Fayyez Daoud has been in Iraqi or US custody for more than a year without charges. His family says that he was mistakenly arrested after being injured in crossfire during a tribal dispute in March 2005 near his home in Haswa, one of the capital's western suburbs.
His family says that he was first in the custody of the Iraqi National Guard (ING), then the US. Then, they say, he was moved back into Iraqi custody after the US military pulled out of their base in Haswa, leaving it under the control of the ING. Now he is in a Ministry of Defense (MOD) prison, the MOHR says.
Last month, his family received a letter from Mr. Daoud via MOHR. It read, in part: "I have decided to commit suicide, because it is the only solution available. These people want us to die in prison of broken hearts. If slow death is our destiny, why shouldn't we speed it up?"
MOHR and US officials both say that they are working to speed up the process for trying and releasing detainees. International human rights groups have reported that some prisoners have been held as long as two years without due process. Daoud's lawyers, who have also represented other prisoners, accuse the MOD and MOI of stalling cases.
Under current Iraqi law, it is illegal for anybody but the Ministry of Justice (MOJ) to operate prisons, but the MOJ says it is not receiving training or new facilities quickly enough to accommodate the thousands of prisoners in various custodies.
"The Ministry of Interior used to avoid transferring detainees to the Ministry of Justice," says Saad Sultan, director of the MOHR's prison monitoring department.
Jumaa Hussein, the general in charge of the MOJ's prisons, says that though his department has been operating for more than two years, only two new prisons are under construction, and that those can only hold 1,600 prisoners total.
"We have asking the ministry to speed it up," Mr. Hussein says. "They just hadn't planned for this. If more prisons are not built, maybe there will be more human rights violations in the future.
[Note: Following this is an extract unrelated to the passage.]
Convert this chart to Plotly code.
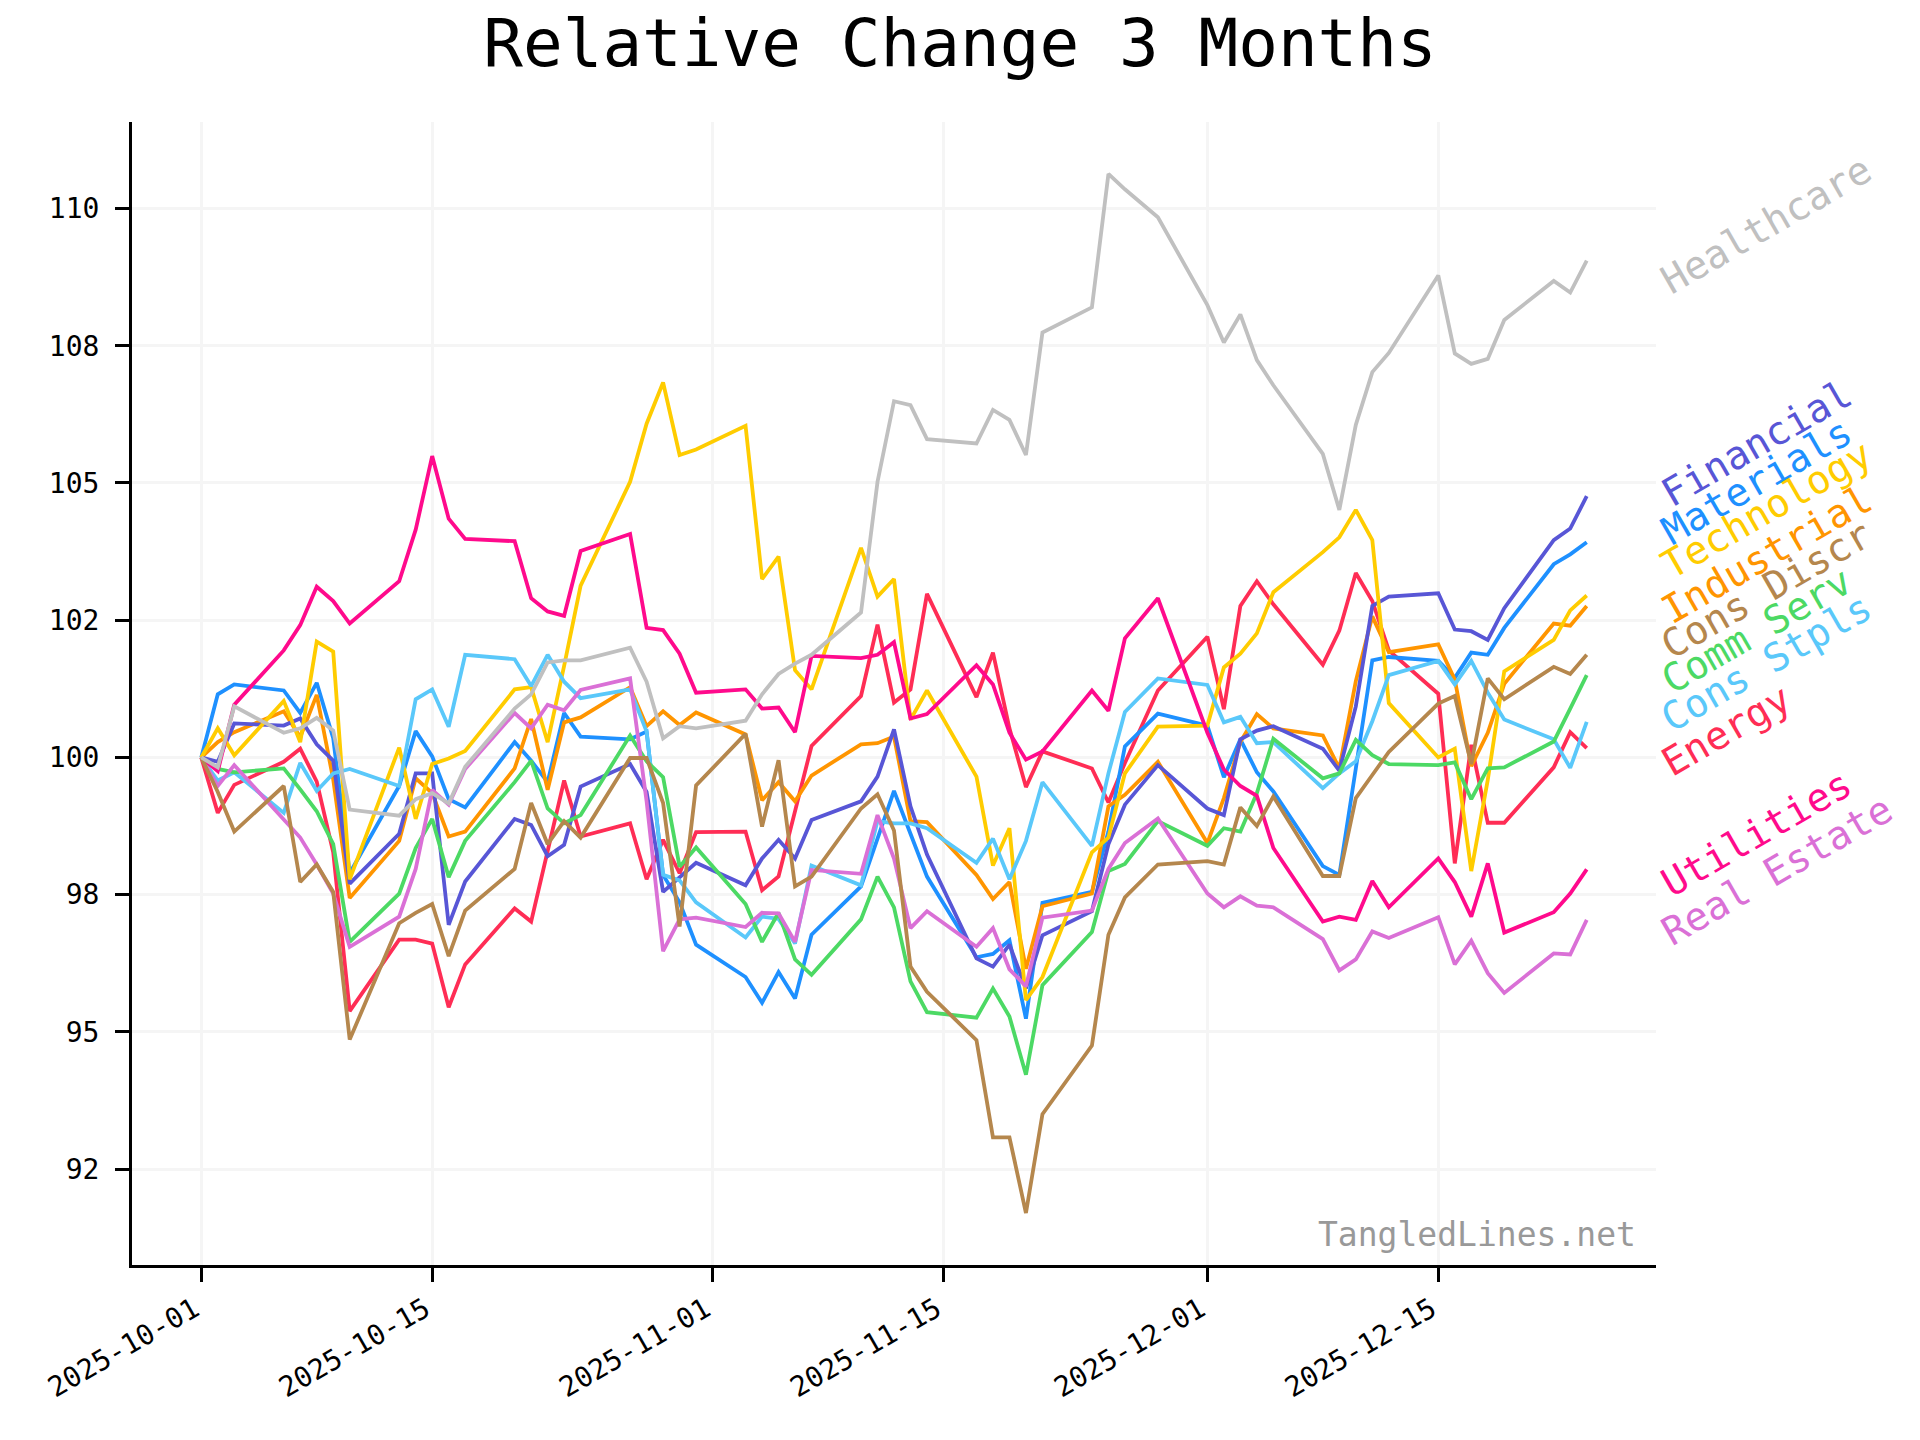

The number of prisoners is growing."
Daoud's family suspects he has been tortured while in custody. Mr. Sultan says his office visits each of the country's declared prisons every seven to 10 days and that they have continued to find instances of abuse and torture, especially at the hands of Iraqi police.
Also hard to track are prisoners kept at brigade level both by the US military, which does not officially track prisoners until they are held in one of four major theater-level facilities, and by some of the MOI forces, which continue to operate their own prisons. Though Sultan says some of the MOI's brigade prisons had been shut down in recent months, there are at least three still operating.
Jumaa says the US military is training his men to take over Camp Bucca - which presently holds nearly 7,000 prisoners, says the MOJ - in as soon as six months. The MOJ took over the existing buildings at Abu Ghraib last year, though the US military maintains an outdoor prison facility.
The US has also recently begun transferring prisoners to Fort Suse, a recently opened prison near Sulaymaniyah in Iraq's Kurdish-controlled north, in preparation for shutting down US operations at Abu Ghraib entirely.
Families of prisoners and Iraqi human rights groups have complained that it is hard for Arab families to visit their relatives in Suse because of discrimination against them by Kurdish security forces, and Arab Sunnis have complained that the trip to Bucca, near Basra, has become dangerous because of the risk of being arrested by Shiite security forces while traveling there.
Sultan says that the moving of prisoners from Abu Ghraib prison, near Baghdad, to locations in the south and the north, was a direct result of the impossibility of keeping prisoners safe in restive central Iraq. At least 35 prisoners have been killed by insurgent mortar strikes at Abu Ghraib since 2003 and dozens more injured.
"What should we do? Build each person a prison next to his house?" asks Sultan.